Que pensez-vous des inquiétudes suscitées en France par ePrivacy, le projet de règlement européen relatif à la vie privée et à la protection des données à caractère personnel dans les communications
électroniques ? Le refus des cookies doit-il par exemple être universel, s’appliquer à tous les sites à partir d’un même navigateur ?
Ces craintes se sont maintes fois exprimées ; en fait, elles ont surgi à chaque fois qu’il y a eu des textes sur les cookies. Mais jusqu’ici, ce sont les adblockers installés par les internautes qui ont fait le plus de mal, bien davantage que les textes réglementaires il me semble. Je ne vois pas ce projet comme un élément ingérable. C’est un texte principiel, comme la Déclaration des droits de l’homme. Il existera donc différentes façons de le mettre en œuvre et des manières de traiter les principales craintes. La Cnil pourrait demander par exemple d’opérer une distinction entre les cookies destinés à améliorer l’expérience et ceux servant de réceptacle à la publicité. Car il ne s’agit pas de pénaliser ce que l’internaute peut vivre, mais de protéger ses données. Après, dans le fond, je crois qu’il y a la loi et le code, qui est également une forme de régulation forte.
C’est-à-dire ?
En d’autres termes, il faut être conscient qu’entre des souhaits théoriques et la mise en œuvre pratique du code, il peut y avoir des écarts importants. Disposer de consoles permettant de visualiser l’ensemble des facteurs de traitement de données auquel un utilisateur est soumis, comme on commence à le voir, peut être plus efficace qu’une régulation complexe. Les deux ne sont d’ailleurs pas incompatibles, mais il me semble que l’expérience utilisateur peut faire plus pour la réappropriation de la gouvernance des données par les utilisateurs que la régulation. 

Plus globalement, les cadres législatifs sont-ils des handicaps pour l’Europe ?

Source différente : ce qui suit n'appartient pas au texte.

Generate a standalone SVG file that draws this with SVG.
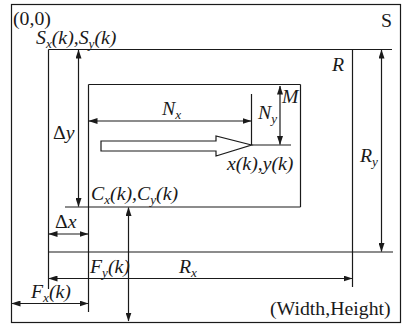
<svg xmlns="http://www.w3.org/2000/svg" width="405" height="325" viewBox="0 0 405 325">
<style>
.ln{stroke:#1a1a1a;stroke-width:1.2;fill:none}
.dim{stroke:#1a1a1a;stroke-width:1.2;fill:none;marker-start:url(#ah);marker-end:url(#ah)}
.t{font-family:"Liberation Serif","Times New Roman",serif;font-size:18px;fill:#1a1a1a}
.i{font-style:italic}
.s{font-size:12px}
</style>
<defs>
<marker id="ah" markerUnits="userSpaceOnUse" markerWidth="9" markerHeight="6" refX="8.5" refY="3" orient="auto-start-reverse">
<path d="M0,0 L9,3 L0,6 Z" fill="#1a1a1a"/>
</marker>
</defs>
<rect width="405" height="325" fill="#fff"/>
<g id="frame-S">
<rect class="ln" x="11.5" y="4.5" width="389" height="318"/>
<text class="t" transform="translate(381,27) scale(1.1,1)">S</text>
<text class="t" transform="translate(13,24.5) scale(1.1,1)">(0,0)</text>
<text class="t" transform="translate(270,315) scale(1.1,1)">(Width,Height)</text>
</g>
<g id="rect-R">
<line class="ln" x1="48.5" y1="49.5" x2="392" y2="49.5"/>
<line class="ln" x1="48.5" y1="252" x2="393" y2="252"/>
<line class="ln" x1="48.5" y1="49.5" x2="48.5" y2="289"/>
<line class="ln" x1="352.5" y1="49.5" x2="352.5" y2="287"/>
<text class="t i" transform="translate(332,71) scale(1.1,1)">R</text>
<text class="t i" transform="translate(36,44) scale(1.1,1)">S<tspan class="s" dy="4">x</tspan><tspan dy="-4">(k),S</tspan><tspan class="s" dy="4">y</tspan><tspan dy="-4">(k)</tspan></text>
</g>
<g id="rect-C">
<line class="ln" x1="88.5" y1="84.5" x2="300.5" y2="84.5"/>
<line class="ln" x1="300.5" y1="84.5" x2="300.5" y2="207"/>
<line class="ln" x1="65" y1="207" x2="300.5" y2="207"/>
<line class="ln" x1="88.5" y1="84.5" x2="88.5" y2="312"/>
<text class="t i" transform="translate(91,200) scale(1.1,1)">C<tspan class="s" dy="4">x</tspan><tspan dy="-4">(k),C</tspan><tspan class="s" dy="4">y</tspan><tspan dy="-4">(k)</tspan></text>
</g>
<g id="object-arrow">
<polygon class="ln" points="101,141 216,141 216,136 251.5,145 216,156 216,151 101,151"/>
<line class="ln" x1="251.5" y1="94" x2="251.5" y2="145"/>
<line class="ln" x1="251.5" y1="145" x2="291" y2="145"/>
<text class="t i" transform="translate(227,170) scale(1.1,1)">x(k),y(k)</text>
</g>
<g id="connectors">
<line class="dim" x1="78.5" y1="50" x2="78.5" y2="206.5"/>
<line class="dim" x1="49" y1="234" x2="88" y2="234"/>
<line class="dim" x1="89" y1="121" x2="251" y2="121"/>
<line class="dim" x1="280" y1="86" x2="280" y2="144.5"/>
<line class="dim" x1="381.5" y1="50" x2="381.5" y2="251.5"/>
<line class="dim" x1="49" y1="278.5" x2="352" y2="278.5"/>
<line class="dim" x1="12" y1="303.5" x2="88" y2="303.5"/>
<line class="dim" x1="128.5" y1="207.5" x2="128.5" y2="321"/>
</g>
<g id="labels">
<text class="t i" transform="translate(162,115) scale(1.1,1)">N<tspan class="s" dy="4">x</tspan></text>
<text class="t i" transform="translate(258,119) scale(1.1,1)">N<tspan class="s" dy="4">y</tspan></text>
<text class="t i" transform="translate(282,103) scale(1.1,1)">M</text>
<text class="t" transform="translate(53,139) scale(1.1,1)">Δ<tspan class="i">y</tspan></text>
<text class="t" transform="translate(55,228) scale(1.1,1)">Δ<tspan class="i">x</tspan></text>
<text class="t i" transform="translate(90,273) scale(1.1,1)">F<tspan class="s" dy="4">y</tspan><tspan dy="-4">(k)</tspan></text>
<text class="t i" transform="translate(179,273) scale(1.1,1)">R<tspan class="s" dy="4">x</tspan></text>
<text class="t i" transform="translate(31,298) scale(1.1,1)">F<tspan class="s" dy="4">x</tspan><tspan dy="-4">(k)</tspan></text>
<text class="t i" transform="translate(360,162) scale(1.1,1)">R<tspan class="s" dy="4">y</tspan></text>
</g>
</svg>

Je pense depuis longtemps que notre réglementation est inadaptée. D’ailleurs, ne dit-on pas que les Américains inventent, les Chinois copient et les Européens légifèrent ? Je suis favorable à ce que l’on observe d’abord, que l’on réglemente ensuite. Par ailleurs, le législateur explique que le danger réside dans les données personnelles, dans l’utilisation que certains pourraient en faire. Mais n’oublions pas que les plateformes reposent sur un deal « service contre data ». Cela signifie que, tant que le consommateur est content du service, il ne voit pas de problème. Et le risque d’abus de la part d’une compagnie comme Facebook est presque nul. Mais l’Europe a besoin de légiférer, car elle a inventé le droit. En revanche, l’actualité nous montre que le vrai danger réside dans les fake news, un sujet qu’il va falloir traiter. Par ailleurs, nous vivons une révolution numérique. Et dans toute période révolutionnaire, les principes qui régissaient jusqu’ici ne s’appliquent pas, ne s’appliquent plus. 

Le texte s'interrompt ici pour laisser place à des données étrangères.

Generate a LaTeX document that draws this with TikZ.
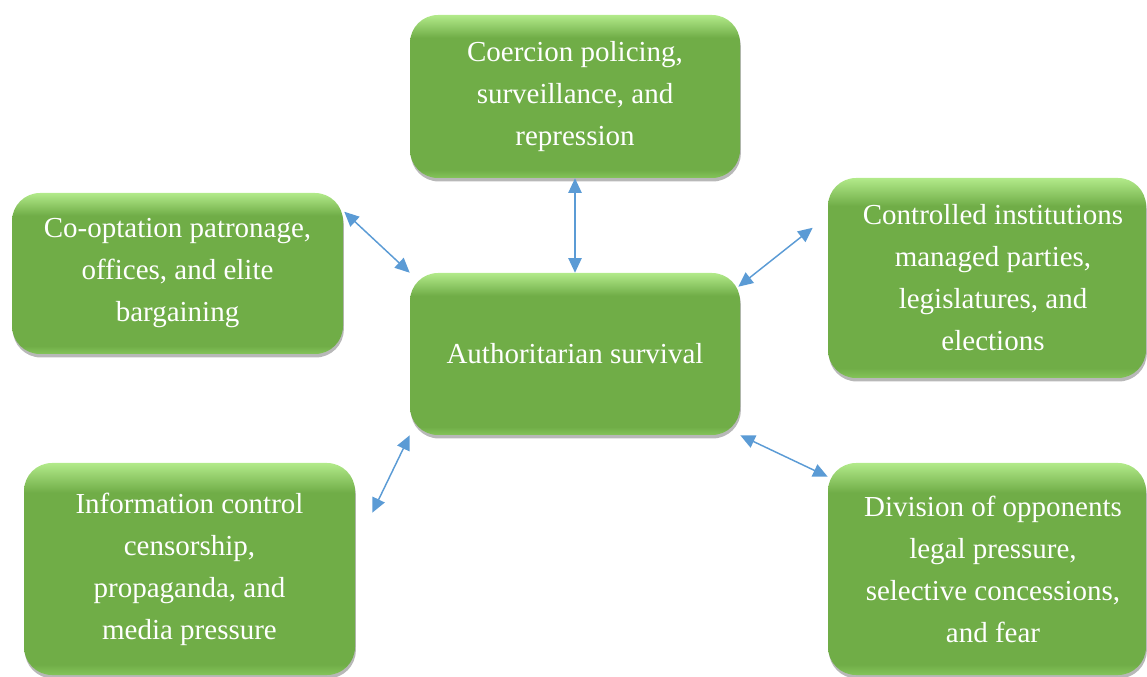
\documentclass[tikz,border=0pt]{standalone}
\usepackage{fontspec}
\setmainfont{Liberation Serif}
\usetikzlibrary{arrows.meta,calc,shadows}
\definecolor{boxgreen}{RGB}{112,173,71}
\definecolor{boxlight}{RGB}{178,234,138}
\definecolor{boxrim}{RGB}{132,196,90}
\definecolor{linkblue}{RGB}{91,155,213}
% card fill: light rim on top, flat body, faint light rim at the bottom
% (bounding box of the card maps to 25bp..75bp)
\pgfdeclareverticalshading{cardfill}{100bp}{%
  color(0bp)=(boxrim); color(25bp)=(boxrim); color(27.5bp)=(boxgreen);
  color(68bp)=(boxgreen); color(75bp)=(boxlight); color(100bp)=(boxlight)}
\tikzset{
  card/.style={draw=none, shading=cardfill, rounded corners=21pt, text=white,
    align=center, inner sep=0pt,
    font=\fontsize{21.75}{31.5}\selectfont,
    drop shadow={shadow xshift=0.6pt, shadow yshift=-2.6pt, opacity=0.28, fill=black}},
  link/.style={linkblue, line width=1.1pt,
    {Triangle[length=11pt,width=10pt]}-{Triangle[length=11pt,width=10pt]}}
}
\begin{document}
\begin{tikzpicture}[x=0.75pt,y=-0.75pt]
  \useasboundingbox (0,0) rectangle (1147,677);
  \clip (0,0) rectangle (1147,677);

  % hub
  \node[card, minimum width=247.5pt, minimum height=121.5pt] (hub) at (575,354)
    {Authoritarian survival};

  % surrounding mechanisms
  \node[card, minimum width=247.5pt, minimum height=122.25pt] (coer) at (575,96.5)
    {Coercion policing,\\surveillance, and\\repression};
  \node[card, minimum width=248.25pt, minimum height=120.75pt] (coopt) at (177.5,273.5)
    {Co-optation patronage,\\offices, and elite\\bargaining};
  \node[card, minimum width=238.5pt, minimum height=150pt] (ctrl) at (987,278)
    {\hspace*{9pt}Controlled institutions\\\hspace*{9pt}managed parties,\\\hspace*{9pt}legislatures, and\\\hspace*{9pt}elections};
  \node[card, minimum width=248.25pt, minimum height=159pt] (info) at (189.5,569)
    {Information control\\censorship,\\propaganda, and\\media pressure};
  \node[card, minimum width=238.5pt, minimum height=159pt] (divi) at (987,569)
    {\hspace*{9pt}Division of opponents\\\hspace*{9pt}legal pressure,\\\hspace*{9pt}selective concessions,\\\hspace*{9pt}and fear};

  % two-way links
  \draw[link] (coer.south) -- (hub.north);
  \draw[link] ($(coopt.north east)+(1,19)$) -- (hub.north west);
  \draw[link] ($(hub.north east)+(-2,14)$) -- ($(ctrl.north west)+(-15,50)$);
  \draw[link] (hub.south west) -- ($(info.north east)+(17,50)$);
  \draw[link] (hub.south east) -- ($(divi.north west)+(0,14)$);
\end{tikzpicture}
\end{document}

L’intelligence artificielle, souvent présentée comme en étant à ses prémices, n’offre-t-elle pas une véritable opportunité de redistribution des cartes ?

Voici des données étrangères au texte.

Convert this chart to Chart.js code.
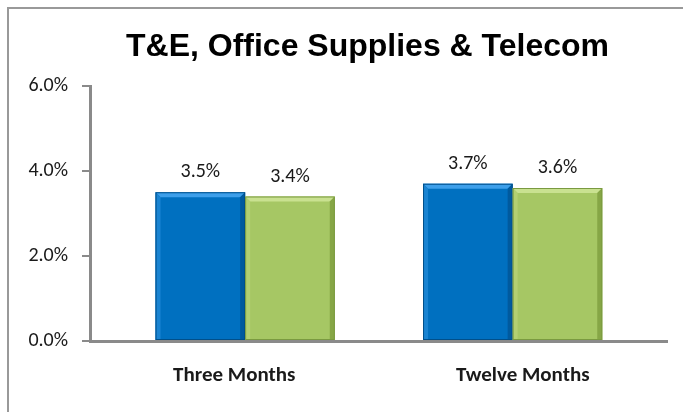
<!DOCTYPE html>
<html>
<head>
<meta charset="utf-8">
<script src="https://cdn.jsdelivr.net/npm/chart.js@4.4.1/dist/chart.umd.min.js"></script>
<style>
  html, body { margin: 0; padding: 0; background: #fff; overflow: hidden; }
  canvas { display: block; }
</style>
</head>
<body>
<canvas id="chart" width="683" height="412"></canvas>
<script>
const categories = ['Three Months', 'Twelve Months'];
const seriesA = [3.5, 3.7];
const seriesB = [3.4, 3.6];
const yTicks = [0, 2, 4, 6];

const bodyFont = "Carlito, Lato, 'Open Sans', sans-serif";

// outer chart frame (only left and top edges are in the picture)
const framePlugin = {
  id: 'frame',
  beforeDraw(chart) {
    const ctx = chart.ctx;
    ctx.save();
    ctx.strokeStyle = '#999';
    ctx.lineWidth = 2;
    ctx.beginPath();
    ctx.moveTo(8, chart.height);
    ctx.lineTo(8, 8);
    ctx.lineTo(chart.width, 8);
    ctx.stroke();
    ctx.restore();
  }
};

// bevel look for each bar, like the Office chart
const bevelPlugin = {
  id: 'bevel',
  afterDatasetsDraw(chart) {
    const ctx = chart.ctx;
    chart.data.datasets.forEach((ds, i) => {
      const meta = chart.getDatasetMeta(i);
      meta.data.forEach(bar => {
        const l = bar.x - bar.width / 2, r = bar.x + bar.width / 2;
        const t = bar.y, b = bar.base, s = 5;
        ctx.save();
        ctx.fillStyle = ds.bevelTop;
        ctx.beginPath();
        ctx.moveTo(l, t); ctx.lineTo(r, t); ctx.lineTo(r - s, t + s); ctx.lineTo(l + s, t + s);
        ctx.closePath(); ctx.fill();
        ctx.fillStyle = ds.bevelLeft;
        ctx.beginPath();
        ctx.moveTo(l, t); ctx.lineTo(l + s, t + s); ctx.lineTo(l + s, b); ctx.lineTo(l, b);
        ctx.closePath(); ctx.fill();
        ctx.fillStyle = ds.bevelRight;
        ctx.beginPath();
        ctx.moveTo(r, t); ctx.lineTo(r - s, t + s); ctx.lineTo(r - s, b); ctx.lineTo(r, b);
        ctx.closePath(); ctx.fill();
        ctx.strokeStyle = ds.edge;
        ctx.lineWidth = 1;
        ctx.strokeRect(l + 0.5, t + 0.5, bar.width - 1, b - t - 1);
        ctx.restore();
      });
    });
  }
};

// value labels above bars
const labelPlugin = {
  id: 'valueLabels',
  afterDatasetsDraw(chart) {
    const ctx = chart.ctx;
    ctx.save();
    ctx.font = '20px ' + bodyFont;
    ctx.fillStyle = '#1a1a1a';
    ctx.textAlign = 'center';
    ctx.textBaseline = 'middle';
    chart.data.datasets.forEach((ds, i) => {
      chart.getDatasetMeta(i).data.forEach((bar, j) => {
        ctx.fillText(ds.data[j].y.toFixed(1) + '%', bar.x, bar.y - 20);
      });
    });
    ctx.restore();
  }
};

// title sits a bit left of the plot centre in the original
const titleShift = {
  id: 'titleShift',
  afterLayout(chart) {
    if (chart.titleBlock) chart.titleBlock.left = 68;
  }
};

// bars sit on a hidden numeric axis so the groups can be pulled
// towards the middle like in the original
const toPoints = arr => arr.map((v, i) => ({ x: i, y: v }));

new Chart(document.getElementById('chart'), {
  type: 'bar',
  data: {
    labels: categories,
    datasets: [
      {
        data: toPoints(seriesA),
        xAxisID: 'xb',
        backgroundColor: '#0070c0',
        bevelTop: '#3d9fea', bevelLeft: '#1a84d2', bevelRight: '#005a9e', edge: '#004f8a'
      },
      {
        data: toPoints(seriesB),
        xAxisID: 'xb',
        backgroundColor: '#a6c764',
        bevelTop: '#c9e190', bevelLeft: '#b3d072', bevelRight: '#86a646', edge: '#7a9a40'
      }
    ]
  },
  options: {
    responsive: false,
    animation: false,
    events: [],
    datasets: { bar: { barPercentage: 1, categoryPercentage: 0.67 } },
    layout: { padding: { left: 0, right: 16, top: 0, bottom: 0 } },
    plugins: {
      legend: { display: false },
      tooltip: { enabled: false },
      title: {
        display: true,
        text: 'T&E, Office Supplies & Telecom',
        color: '#000',
        font: { family: "'Liberation Sans', Arial, sans-serif", size: 32, weight: 'bold' },
        padding: { top: 28, bottom: 19.6 }
      }
    },
    scales: {
      x: {
        type: 'category',
        grid: { display: false, drawTicks: false },
        border: { color: '#8a8a8a', width: 3 },
        ticks: { padding: 22, color: '#1a1a1a', font: { family: bodyFont, size: 21, weight: 'bold' } },
        afterFit(scale) { scale.height = 71; }
      },
      xb: {
        type: 'linear',
        display: false,
        offset: false,
        min: -0.58,
        max: 1.577,
        afterBuildTicks(scale) { scale.ticks = categories.map((c, i) => ({ value: i })); }
      },
      y: {
        min: 0,
        max: 6,
        afterBuildTicks(scale) { scale.ticks = yTicks.map(v => ({ value: v })); },
        grid: { drawOnChartArea: false, tickLength: 8, color: '#8a8a8a', lineWidth: 2 },
        border: { color: '#8a8a8a', width: 3 },
        ticks: {
          padding: 14,
          color: '#1a1a1a',
          font: { family: bodyFont, size: 20 },
          callback: v => v.toFixed(1) + '%'
        },
        afterFit(scale) { scale.width = 90; }
      }
    }
  },
  plugins: [framePlugin, bevelPlugin, labelPlugin, titleShift]
});
</script>
</body>
</html>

Je crois en effet que ce facteur n’est pas suffisamment bien perçu. Le monde dans lequel nous entrons est certes massivement fait de données, mais il est également instable. On a tendance à croire que l’intelligence artificielle représente la révolution numérique ultime. Or il y en aura d’autres et chacune représente un risque pour les mastodontes en place. Songez que, dans les années 1990, Microsoft était considéré par un auteur de Wired comme indétrônable pour le siècle à venir. Si l’entreprise est toujours très puissante, ce n’est plus elle qui dessine le futur du numérique comme il y a vingt ans. 
C’est la même chose pour Google par exemple : le géant du web réussira-t-il à passer du search au conversationnel ? Aujourd’hui, si vous voulez partir en vacances, vous allez faire des recherches successives « vacances en Thaïlande pas cher + groupe » ou « séjour itinérant en Thaïlande », etc. Demain, vous énoncerez peut-être « peux-tu s’il te plaît m’organiser des vacances pour visiter les meilleurs coins de la Thaïlande avec mes copains pour un budget inférieur à X euros par personne ? ». Avec cette évolution, rien ne garantit que Google parvienne à garder sa situation de monopole sur le search. Il en est probablement ainsi pour de nombreux acteurs et, en soi, c’est assez darwinien.